Ukraine Ceasefire Violations Exceed 1,000 a Day: OSCE

Donetsk rebels
A member of the self-proclaimed Donetsk People's Republic forces stands guard near buildings destroyed during battles with Ukrainian armed forces, Donetsk International Airport, Ukraine, June 1. Alexander Ermochenko/Reuters

International monitors tracked 1,000 daily violations of the ceasefire in east Ukraine over the course of last week, in a huge surge even compared with the general uptick in the last two months.

The Organisation for Security and Cooperation in Europe (OSCE), which monitors the situation on both the Ukrainian-held side of the frontline and the Russian-backed separatist-held side, said it is "high time" for both sides to uphold the ceasefire. Parts of Ukraine's Donetsk and Luhansk regions have been held by Russian-backed forces since 2014, with a ceasefire deal failing to end shelling between the two sides since being signed in 2015.

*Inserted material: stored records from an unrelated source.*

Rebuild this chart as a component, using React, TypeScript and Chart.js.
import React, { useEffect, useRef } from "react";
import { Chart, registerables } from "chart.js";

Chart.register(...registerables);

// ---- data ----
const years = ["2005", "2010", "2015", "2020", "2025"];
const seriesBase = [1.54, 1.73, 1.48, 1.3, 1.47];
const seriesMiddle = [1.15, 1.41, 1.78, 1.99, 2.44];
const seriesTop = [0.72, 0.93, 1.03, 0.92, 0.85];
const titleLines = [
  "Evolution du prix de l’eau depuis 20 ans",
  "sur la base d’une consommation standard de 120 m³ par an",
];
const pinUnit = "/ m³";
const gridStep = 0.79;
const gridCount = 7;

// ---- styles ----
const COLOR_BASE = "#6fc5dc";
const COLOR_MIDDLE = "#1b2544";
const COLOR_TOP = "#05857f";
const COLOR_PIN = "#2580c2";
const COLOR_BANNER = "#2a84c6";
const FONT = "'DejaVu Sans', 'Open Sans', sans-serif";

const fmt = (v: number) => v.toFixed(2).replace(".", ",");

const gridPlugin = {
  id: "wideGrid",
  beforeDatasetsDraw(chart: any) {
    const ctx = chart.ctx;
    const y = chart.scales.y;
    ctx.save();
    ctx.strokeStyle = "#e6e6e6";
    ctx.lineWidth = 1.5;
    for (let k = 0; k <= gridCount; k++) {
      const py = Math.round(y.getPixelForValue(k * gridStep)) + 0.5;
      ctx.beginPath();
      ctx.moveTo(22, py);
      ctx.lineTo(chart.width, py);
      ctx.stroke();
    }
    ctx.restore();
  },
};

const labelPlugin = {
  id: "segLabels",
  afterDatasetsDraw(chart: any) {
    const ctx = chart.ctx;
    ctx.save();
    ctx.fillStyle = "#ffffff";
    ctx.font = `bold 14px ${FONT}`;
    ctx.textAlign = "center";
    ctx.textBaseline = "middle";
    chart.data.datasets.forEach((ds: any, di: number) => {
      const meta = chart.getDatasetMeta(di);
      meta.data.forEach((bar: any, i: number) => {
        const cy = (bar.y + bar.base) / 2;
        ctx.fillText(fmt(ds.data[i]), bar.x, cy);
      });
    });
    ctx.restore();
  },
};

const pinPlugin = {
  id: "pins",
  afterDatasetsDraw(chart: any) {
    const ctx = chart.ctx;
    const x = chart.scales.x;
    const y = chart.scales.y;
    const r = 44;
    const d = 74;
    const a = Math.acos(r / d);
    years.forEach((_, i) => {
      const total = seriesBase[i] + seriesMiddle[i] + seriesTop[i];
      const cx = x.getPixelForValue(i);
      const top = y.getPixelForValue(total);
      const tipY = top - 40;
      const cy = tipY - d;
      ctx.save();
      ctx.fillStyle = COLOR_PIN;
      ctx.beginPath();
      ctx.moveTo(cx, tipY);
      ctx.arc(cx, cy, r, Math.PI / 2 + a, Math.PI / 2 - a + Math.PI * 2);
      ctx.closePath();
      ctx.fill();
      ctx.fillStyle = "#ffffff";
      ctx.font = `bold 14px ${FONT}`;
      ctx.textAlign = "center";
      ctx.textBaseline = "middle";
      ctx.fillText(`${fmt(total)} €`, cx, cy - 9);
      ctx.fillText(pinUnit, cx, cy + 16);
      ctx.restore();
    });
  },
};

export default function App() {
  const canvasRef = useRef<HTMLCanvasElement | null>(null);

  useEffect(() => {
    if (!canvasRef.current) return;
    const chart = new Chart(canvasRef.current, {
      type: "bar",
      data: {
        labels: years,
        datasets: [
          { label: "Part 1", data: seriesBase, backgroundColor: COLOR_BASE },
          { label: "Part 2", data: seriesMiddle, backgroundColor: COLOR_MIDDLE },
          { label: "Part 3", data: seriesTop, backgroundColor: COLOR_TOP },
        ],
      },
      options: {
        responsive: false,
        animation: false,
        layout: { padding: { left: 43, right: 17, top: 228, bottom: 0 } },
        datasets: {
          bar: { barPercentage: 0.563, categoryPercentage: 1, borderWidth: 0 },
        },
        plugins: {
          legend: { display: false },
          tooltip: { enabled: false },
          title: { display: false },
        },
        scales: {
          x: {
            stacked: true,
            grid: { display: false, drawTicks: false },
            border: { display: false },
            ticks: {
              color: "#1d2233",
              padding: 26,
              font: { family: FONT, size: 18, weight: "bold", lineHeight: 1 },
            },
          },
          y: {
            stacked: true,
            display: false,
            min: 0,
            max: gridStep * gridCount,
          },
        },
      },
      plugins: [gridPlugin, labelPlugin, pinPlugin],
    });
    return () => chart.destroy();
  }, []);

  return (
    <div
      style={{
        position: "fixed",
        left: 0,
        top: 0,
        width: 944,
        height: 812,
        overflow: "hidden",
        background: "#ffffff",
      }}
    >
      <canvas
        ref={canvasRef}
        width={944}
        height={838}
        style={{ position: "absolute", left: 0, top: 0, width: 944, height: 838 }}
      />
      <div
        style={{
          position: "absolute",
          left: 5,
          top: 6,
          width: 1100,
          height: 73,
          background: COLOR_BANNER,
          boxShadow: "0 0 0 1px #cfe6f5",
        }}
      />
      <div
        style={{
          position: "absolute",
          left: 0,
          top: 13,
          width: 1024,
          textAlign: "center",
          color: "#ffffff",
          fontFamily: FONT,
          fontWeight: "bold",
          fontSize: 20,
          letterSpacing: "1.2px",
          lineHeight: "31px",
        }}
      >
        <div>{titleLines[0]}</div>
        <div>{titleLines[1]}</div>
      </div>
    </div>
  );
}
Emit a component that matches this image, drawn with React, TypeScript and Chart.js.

"Compared with the previous week, there were approximately 40 percent more ceasefire violations there," Alexander Hug, chief monitor said at a press conference Thursday. In Luhansk region, the increase was fivefold, he added.

According to the OSCE the uptick in violations is greater than the previous high point at the end of August. The spike in hostilities has caused several incidents with civilians victims, including the death of two people in government-held Makiivka in shelling, where seven more were injured, including a young child whose parent was among those killed.

#OSCE’s Hug: SMM registered steady unrelenting increase in level of violence by sides in e #Ukraine since early September

— OSCE SMM Ukraine (@OSCE_SMM) November 3, 2016

"It is high time that the sides [in the conflict] recognized that this is an emergency," Hug said. "They must now act to end it."

Over 9,000 people have been killed since fighting began in eastern Ukraine in 2014, with the main sticking point to peace talks being Russia's denial that it is responsible for the separatist militants in Donetsk and Luhansk.

Ukraine and its Western partners have repeatedly accused Russia of reinforcing the militants with troops and equipment, making Moscow responsible for implementing the ceasefire. Russia has agreed to the terms of the ceasefire but considers itself a broker, not a party involved in combat, despite evidence of Russian military presence in the region.